» **GIVEN REQUEST**: All lines below must be repeated exactly, with the pictures omitted.

» **DATA ROWS**:

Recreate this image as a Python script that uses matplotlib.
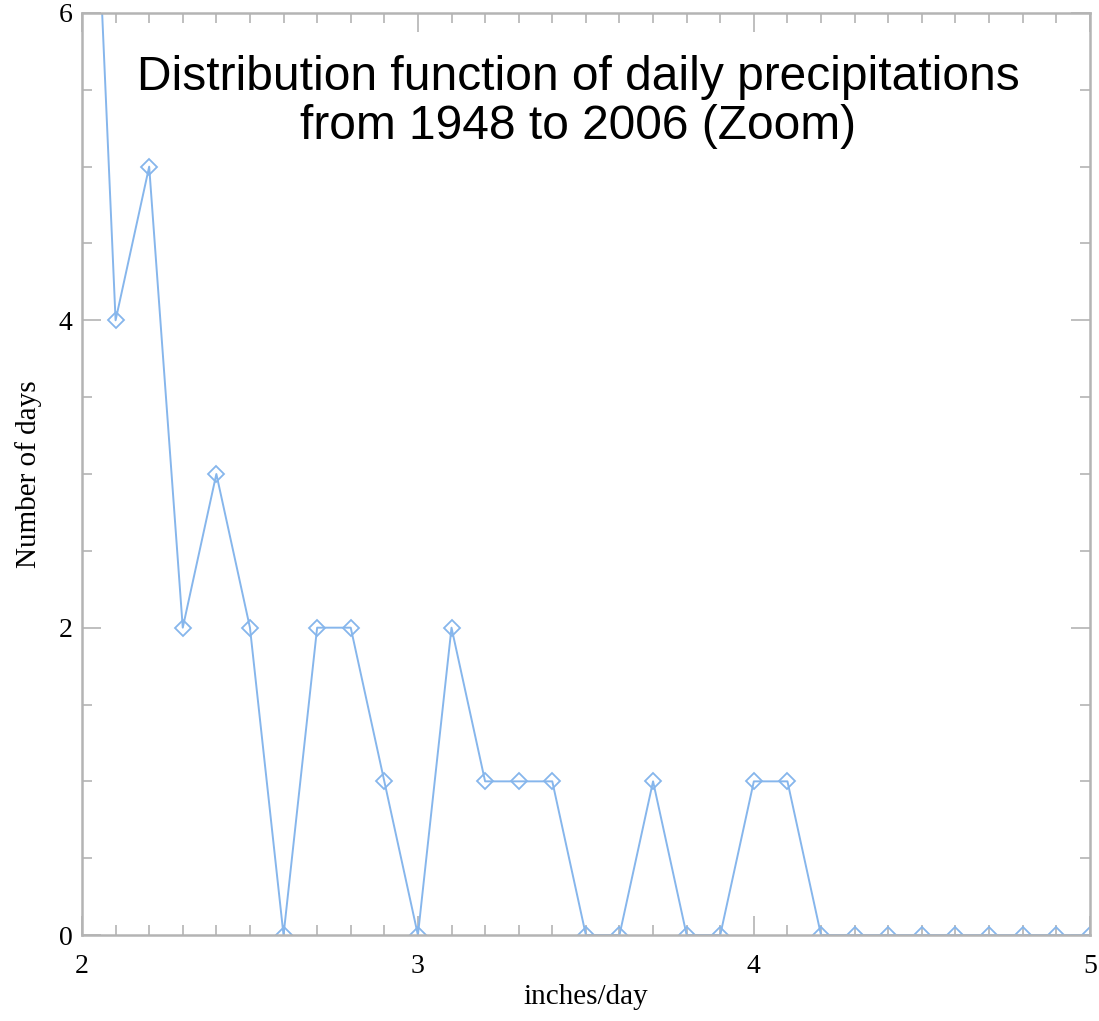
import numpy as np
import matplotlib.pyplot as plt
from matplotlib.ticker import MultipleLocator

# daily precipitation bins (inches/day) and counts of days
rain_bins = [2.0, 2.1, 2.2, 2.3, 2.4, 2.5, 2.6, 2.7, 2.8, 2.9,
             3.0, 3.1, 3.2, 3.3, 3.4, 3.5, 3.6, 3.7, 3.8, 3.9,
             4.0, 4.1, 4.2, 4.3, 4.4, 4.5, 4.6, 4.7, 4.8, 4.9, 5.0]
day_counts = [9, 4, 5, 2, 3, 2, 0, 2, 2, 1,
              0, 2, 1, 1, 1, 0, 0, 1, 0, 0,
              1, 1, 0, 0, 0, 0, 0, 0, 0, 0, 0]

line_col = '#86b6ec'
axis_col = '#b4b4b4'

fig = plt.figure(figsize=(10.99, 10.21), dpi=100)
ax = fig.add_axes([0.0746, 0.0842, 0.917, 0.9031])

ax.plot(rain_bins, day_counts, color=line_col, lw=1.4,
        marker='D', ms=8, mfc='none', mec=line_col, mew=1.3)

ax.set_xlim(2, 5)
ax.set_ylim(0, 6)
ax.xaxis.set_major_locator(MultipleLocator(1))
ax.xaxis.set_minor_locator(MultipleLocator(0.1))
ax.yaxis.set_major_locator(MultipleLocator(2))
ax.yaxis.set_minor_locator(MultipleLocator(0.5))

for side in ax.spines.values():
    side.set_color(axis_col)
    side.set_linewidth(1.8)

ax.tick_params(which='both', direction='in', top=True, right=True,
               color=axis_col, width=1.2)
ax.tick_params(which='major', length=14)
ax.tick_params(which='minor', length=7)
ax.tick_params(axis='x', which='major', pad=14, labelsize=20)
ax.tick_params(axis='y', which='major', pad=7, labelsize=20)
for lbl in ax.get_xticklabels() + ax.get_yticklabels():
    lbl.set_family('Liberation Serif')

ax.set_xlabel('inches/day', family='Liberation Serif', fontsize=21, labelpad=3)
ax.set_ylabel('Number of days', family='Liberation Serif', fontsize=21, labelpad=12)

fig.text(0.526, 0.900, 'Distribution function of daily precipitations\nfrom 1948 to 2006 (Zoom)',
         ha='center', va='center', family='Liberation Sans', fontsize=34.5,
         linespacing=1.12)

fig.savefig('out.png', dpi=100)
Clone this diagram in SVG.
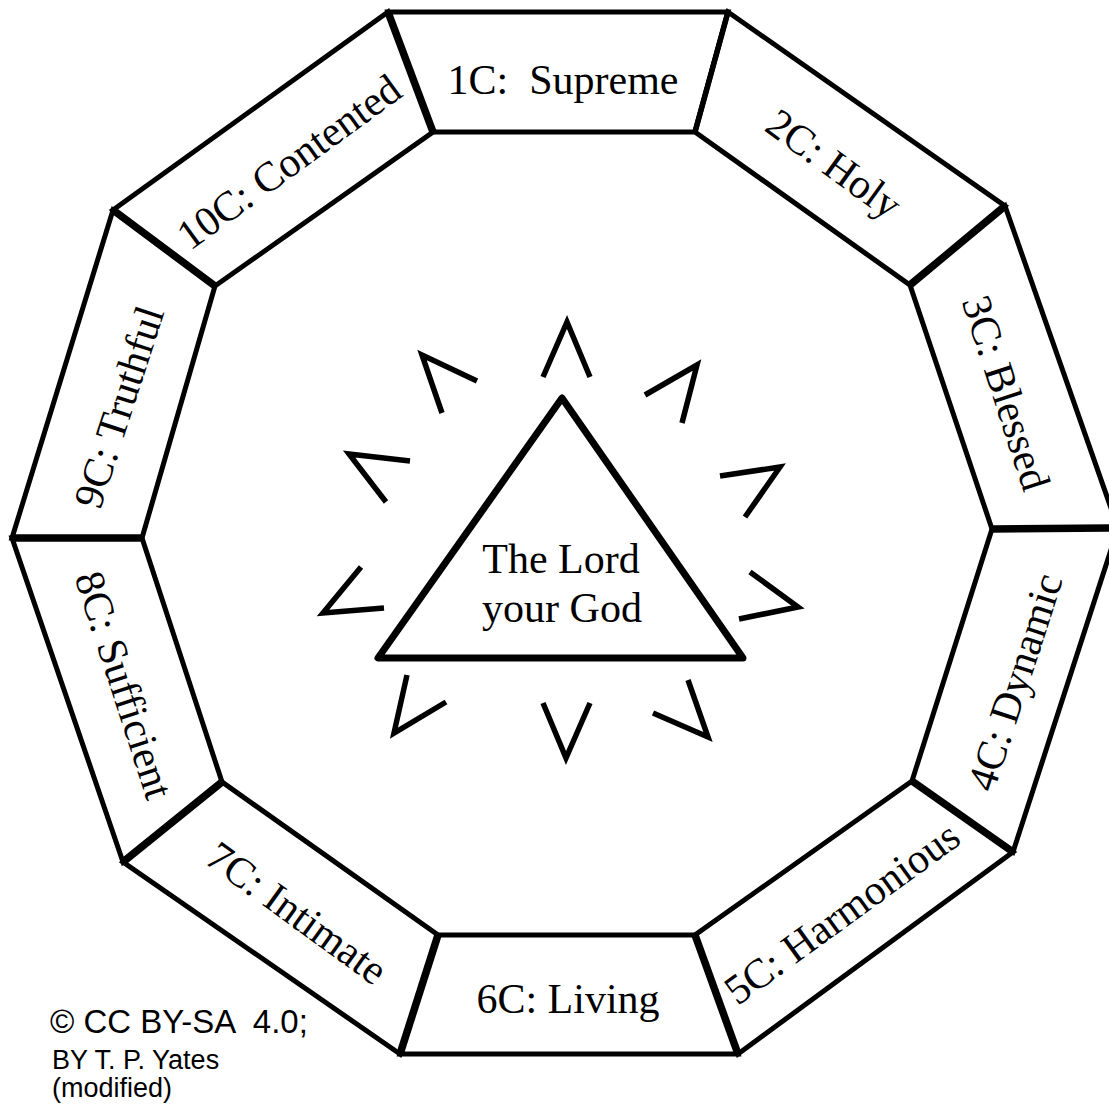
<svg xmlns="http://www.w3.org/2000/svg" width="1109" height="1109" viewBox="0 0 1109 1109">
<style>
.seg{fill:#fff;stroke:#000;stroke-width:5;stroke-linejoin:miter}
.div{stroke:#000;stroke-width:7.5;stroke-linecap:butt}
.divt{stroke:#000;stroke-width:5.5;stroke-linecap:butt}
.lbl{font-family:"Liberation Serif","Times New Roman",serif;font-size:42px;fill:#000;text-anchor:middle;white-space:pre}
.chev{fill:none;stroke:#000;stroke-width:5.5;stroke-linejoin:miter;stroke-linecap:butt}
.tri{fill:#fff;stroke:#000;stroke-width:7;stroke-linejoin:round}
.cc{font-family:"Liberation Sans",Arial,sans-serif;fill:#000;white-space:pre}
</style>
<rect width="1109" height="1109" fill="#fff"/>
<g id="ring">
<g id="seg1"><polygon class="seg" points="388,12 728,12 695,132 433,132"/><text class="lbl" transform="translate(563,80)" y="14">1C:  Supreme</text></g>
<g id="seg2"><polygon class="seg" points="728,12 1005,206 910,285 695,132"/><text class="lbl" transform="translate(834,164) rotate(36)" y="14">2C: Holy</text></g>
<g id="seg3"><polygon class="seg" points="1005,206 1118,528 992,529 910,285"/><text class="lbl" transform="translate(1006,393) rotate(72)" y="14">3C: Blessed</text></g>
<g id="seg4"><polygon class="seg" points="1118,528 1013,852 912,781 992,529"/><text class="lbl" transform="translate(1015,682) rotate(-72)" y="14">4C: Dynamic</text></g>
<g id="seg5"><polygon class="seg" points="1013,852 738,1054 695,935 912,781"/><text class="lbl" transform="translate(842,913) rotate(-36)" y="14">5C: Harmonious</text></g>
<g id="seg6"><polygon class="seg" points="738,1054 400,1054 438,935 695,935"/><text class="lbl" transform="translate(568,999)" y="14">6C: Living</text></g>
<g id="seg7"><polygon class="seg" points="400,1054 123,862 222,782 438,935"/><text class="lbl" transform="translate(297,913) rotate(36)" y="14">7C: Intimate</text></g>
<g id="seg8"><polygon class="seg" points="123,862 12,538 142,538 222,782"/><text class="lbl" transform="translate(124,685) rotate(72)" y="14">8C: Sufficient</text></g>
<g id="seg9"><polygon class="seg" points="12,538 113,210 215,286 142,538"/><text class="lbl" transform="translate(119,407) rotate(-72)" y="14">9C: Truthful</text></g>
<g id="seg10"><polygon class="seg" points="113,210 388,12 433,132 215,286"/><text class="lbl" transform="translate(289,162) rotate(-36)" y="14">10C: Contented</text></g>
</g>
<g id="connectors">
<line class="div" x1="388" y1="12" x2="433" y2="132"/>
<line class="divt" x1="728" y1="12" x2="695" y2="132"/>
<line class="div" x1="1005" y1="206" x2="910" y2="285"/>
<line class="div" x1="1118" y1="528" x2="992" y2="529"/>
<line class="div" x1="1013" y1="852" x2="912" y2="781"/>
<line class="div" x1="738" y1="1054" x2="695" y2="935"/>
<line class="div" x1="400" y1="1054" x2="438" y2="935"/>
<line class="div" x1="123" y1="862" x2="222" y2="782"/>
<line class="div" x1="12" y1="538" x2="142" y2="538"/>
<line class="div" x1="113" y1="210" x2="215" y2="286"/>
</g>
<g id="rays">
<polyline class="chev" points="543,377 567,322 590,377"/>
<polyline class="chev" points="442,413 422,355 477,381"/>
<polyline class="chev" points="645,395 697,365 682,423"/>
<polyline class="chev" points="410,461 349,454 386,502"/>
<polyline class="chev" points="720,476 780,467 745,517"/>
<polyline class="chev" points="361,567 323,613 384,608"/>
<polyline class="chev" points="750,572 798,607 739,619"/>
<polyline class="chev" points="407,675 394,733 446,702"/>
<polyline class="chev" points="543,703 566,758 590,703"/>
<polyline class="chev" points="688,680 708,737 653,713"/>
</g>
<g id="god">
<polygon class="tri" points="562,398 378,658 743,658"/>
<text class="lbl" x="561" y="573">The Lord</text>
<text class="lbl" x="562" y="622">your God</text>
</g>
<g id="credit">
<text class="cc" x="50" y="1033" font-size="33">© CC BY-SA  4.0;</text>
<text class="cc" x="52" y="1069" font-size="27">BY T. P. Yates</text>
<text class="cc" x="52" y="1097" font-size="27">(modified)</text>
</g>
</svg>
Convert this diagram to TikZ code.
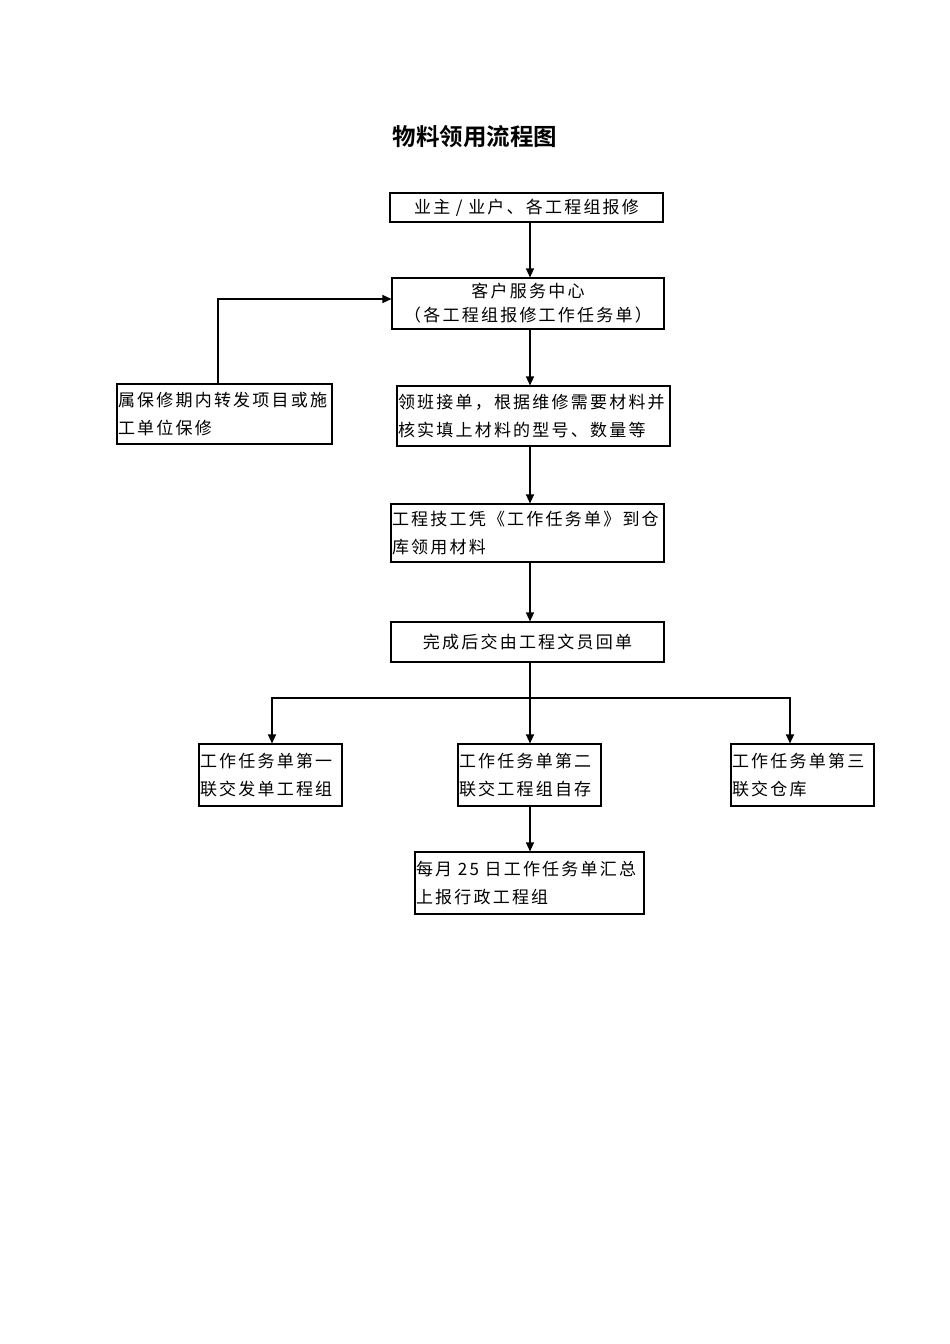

» **SOLUTION FOR THIS EXERCISE**:
Recreate this image as a Python script that uses matplotlib.
import numpy as np
import matplotlib.pyplot as plt
from matplotlib.ticker import MultipleLocator

# daily precipitation bins (inches/day) and counts of days
rain_bins = [2.0, 2.1, 2.2, 2.3, 2.4, 2.5, 2.6, 2.7, 2.8, 2.9,
             3.0, 3.1, 3.2, 3.3, 3.4, 3.5, 3.6, 3.7, 3.8, 3.9,
             4.0, 4.1, 4.2, 4.3, 4.4, 4.5, 4.6, 4.7, 4.8, 4.9, 5.0]
day_counts = [9, 4, 5, 2, 3, 2, 0, 2, 2, 1,
              0, 2, 1, 1, 1, 0, 0, 1, 0, 0,
              1, 1, 0, 0, 0, 0, 0, 0, 0, 0, 0]

line_col = '#86b6ec'
axis_col = '#b4b4b4'

fig = plt.figure(figsize=(10.99, 10.21), dpi=100)
ax = fig.add_axes([0.0746, 0.0842, 0.917, 0.9031])

ax.plot(rain_bins, day_counts, color=line_col, lw=1.4,
        marker='D', ms=8, mfc='none', mec=line_col, mew=1.3)

ax.set_xlim(2, 5)
ax.set_ylim(0, 6)
ax.xaxis.set_major_locator(MultipleLocator(1))
ax.xaxis.set_minor_locator(MultipleLocator(0.1))
ax.yaxis.set_major_locator(MultipleLocator(2))
ax.yaxis.set_minor_locator(MultipleLocator(0.5))

for side in ax.spines.values():
    side.set_color(axis_col)
    side.set_linewidth(1.8)

ax.tick_params(which='both', direction='in', top=True, right=True,
               color=axis_col, width=1.2)
ax.tick_params(which='major', length=14)
ax.tick_params(which='minor', length=7)
ax.tick_params(axis='x', which='major', pad=14, labelsize=20)
ax.tick_params(axis='y', which='major', pad=7, labelsize=20)
for lbl in ax.get_xticklabels() + ax.get_yticklabels():
    lbl.set_family('Liberation Serif')

ax.set_xlabel('inches/day', family='Liberation Serif', fontsize=21, labelpad=3)
ax.set_ylabel('Number of days', family='Liberation Serif', fontsize=21, labelpad=12)

fig.text(0.526, 0.900, 'Distribution function of daily precipitations\nfrom 1948 to 2006 (Zoom)',
         ha='center', va='center', family='Liberation Sans', fontsize=34.5,
         linespacing=1.12)

fig.savefig('out.png', dpi=100)
Clone this diagram in SVG.
<svg xmlns="http://www.w3.org/2000/svg" width="1109" height="1109" viewBox="0 0 1109 1109">
<style>
.seg{fill:#fff;stroke:#000;stroke-width:5;stroke-linejoin:miter}
.div{stroke:#000;stroke-width:7.5;stroke-linecap:butt}
.divt{stroke:#000;stroke-width:5.5;stroke-linecap:butt}
.lbl{font-family:"Liberation Serif","Times New Roman",serif;font-size:42px;fill:#000;text-anchor:middle;white-space:pre}
.chev{fill:none;stroke:#000;stroke-width:5.5;stroke-linejoin:miter;stroke-linecap:butt}
.tri{fill:#fff;stroke:#000;stroke-width:7;stroke-linejoin:round}
.cc{font-family:"Liberation Sans",Arial,sans-serif;fill:#000;white-space:pre}
</style>
<rect width="1109" height="1109" fill="#fff"/>
<g id="ring">
<g id="seg1"><polygon class="seg" points="388,12 728,12 695,132 433,132"/><text class="lbl" transform="translate(563,80)" y="14">1C:  Supreme</text></g>
<g id="seg2"><polygon class="seg" points="728,12 1005,206 910,285 695,132"/><text class="lbl" transform="translate(834,164) rotate(36)" y="14">2C: Holy</text></g>
<g id="seg3"><polygon class="seg" points="1005,206 1118,528 992,529 910,285"/><text class="lbl" transform="translate(1006,393) rotate(72)" y="14">3C: Blessed</text></g>
<g id="seg4"><polygon class="seg" points="1118,528 1013,852 912,781 992,529"/><text class="lbl" transform="translate(1015,682) rotate(-72)" y="14">4C: Dynamic</text></g>
<g id="seg5"><polygon class="seg" points="1013,852 738,1054 695,935 912,781"/><text class="lbl" transform="translate(842,913) rotate(-36)" y="14">5C: Harmonious</text></g>
<g id="seg6"><polygon class="seg" points="738,1054 400,1054 438,935 695,935"/><text class="lbl" transform="translate(568,999)" y="14">6C: Living</text></g>
<g id="seg7"><polygon class="seg" points="400,1054 123,862 222,782 438,935"/><text class="lbl" transform="translate(297,913) rotate(36)" y="14">7C: Intimate</text></g>
<g id="seg8"><polygon class="seg" points="123,862 12,538 142,538 222,782"/><text class="lbl" transform="translate(124,685) rotate(72)" y="14">8C: Sufficient</text></g>
<g id="seg9"><polygon class="seg" points="12,538 113,210 215,286 142,538"/><text class="lbl" transform="translate(119,407) rotate(-72)" y="14">9C: Truthful</text></g>
<g id="seg10"><polygon class="seg" points="113,210 388,12 433,132 215,286"/><text class="lbl" transform="translate(289,162) rotate(-36)" y="14">10C: Contented</text></g>
</g>
<g id="connectors">
<line class="div" x1="388" y1="12" x2="433" y2="132"/>
<line class="divt" x1="728" y1="12" x2="695" y2="132"/>
<line class="div" x1="1005" y1="206" x2="910" y2="285"/>
<line class="div" x1="1118" y1="528" x2="992" y2="529"/>
<line class="div" x1="1013" y1="852" x2="912" y2="781"/>
<line class="div" x1="738" y1="1054" x2="695" y2="935"/>
<line class="div" x1="400" y1="1054" x2="438" y2="935"/>
<line class="div" x1="123" y1="862" x2="222" y2="782"/>
<line class="div" x1="12" y1="538" x2="142" y2="538"/>
<line class="div" x1="113" y1="210" x2="215" y2="286"/>
</g>
<g id="rays">
<polyline class="chev" points="543,377 567,322 590,377"/>
<polyline class="chev" points="442,413 422,355 477,381"/>
<polyline class="chev" points="645,395 697,365 682,423"/>
<polyline class="chev" points="410,461 349,454 386,502"/>
<polyline class="chev" points="720,476 780,467 745,517"/>
<polyline class="chev" points="361,567 323,613 384,608"/>
<polyline class="chev" points="750,572 798,607 739,619"/>
<polyline class="chev" points="407,675 394,733 446,702"/>
<polyline class="chev" points="543,703 566,758 590,703"/>
<polyline class="chev" points="688,680 708,737 653,713"/>
</g>
<g id="god">
<polygon class="tri" points="562,398 378,658 743,658"/>
<text class="lbl" x="561" y="573">The Lord</text>
<text class="lbl" x="562" y="622">your God</text>
</g>
<g id="credit">
<text class="cc" x="50" y="1033" font-size="33">© CC BY-SA  4.0;</text>
<text class="cc" x="52" y="1069" font-size="27">BY T. P. Yates</text>
<text class="cc" x="52" y="1097" font-size="27">(modified)</text>
</g>
</svg>
Convert this diagram to TikZ code.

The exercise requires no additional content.